The woman’s real problem, as with all of us, was a matter of idolatry. Even as the thirst which expresses itself in so many directions was really a distorted cry for God, so the gods we set up and serve, trusting them to meet our need, are substitutes for God, by Whom and for Whom we were made. We will never know spiritual, mental or emotional and social health until we worship and serve Him alone.
Romans 1:25 sums up the twist that occured in man at the fall:
For they exchanged the truth of God for a lie, and worshiped and serves the creature rather than the creator….
We placed a created thing, another human creature, in the place reserved exclusively for God.
In her case it was clear. She had placed human relationships in the place reserved for God; five tragic little gods had fallen and the sixth was hardly in place. For the years or months they had been together, each man had been her rock, her fortress and security, her sunshine and laughter. When he smiled, she smiled, and his frown was the abyss of despair. She lived to please him and his slightest whim was her command. She was enslaved to his happiness. “Isn’t this what love is all about, making someone happy?,” she would ask with a sigh. And she looked to him to make her happy.
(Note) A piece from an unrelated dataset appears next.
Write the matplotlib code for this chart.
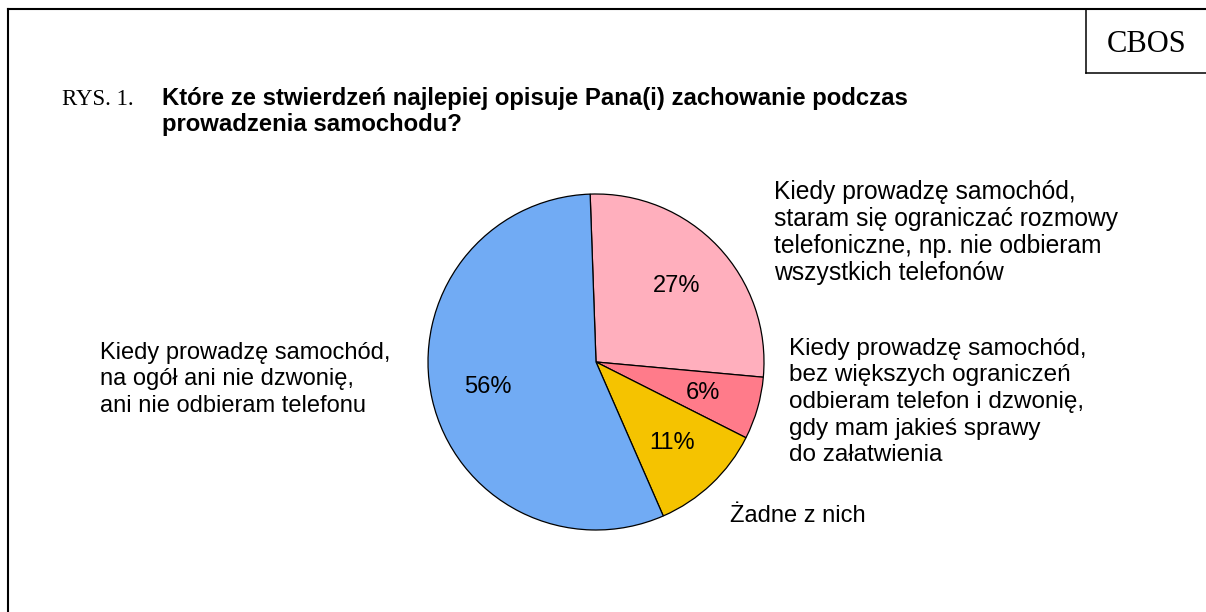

If he had a self-destructive habit, she covered, lied and convinced herslef and eveyone else that, after all, it wasn’t that bad. He would get better, especially if she would really give herself to loving him, understanding his problems and sheltering him from anything that would upset him.
But one day, the fountain hewn out of the valley of idols was discovered to be broken from the beginning. What she has thought was water was the poisonous substitute that was dealing death with every mouthful.
She was back on the street in the single’s scene again, looking for a new god to satisfy the craving to be loved, obessivly wanted, given worth and significance by the care of another human. Only this time, she would pick a winner and life would be wonderful.
We have all done this to a greater or lesser degree, depending on the god of choice. The god may be money and possessions, and may have stayed in place for a good many years.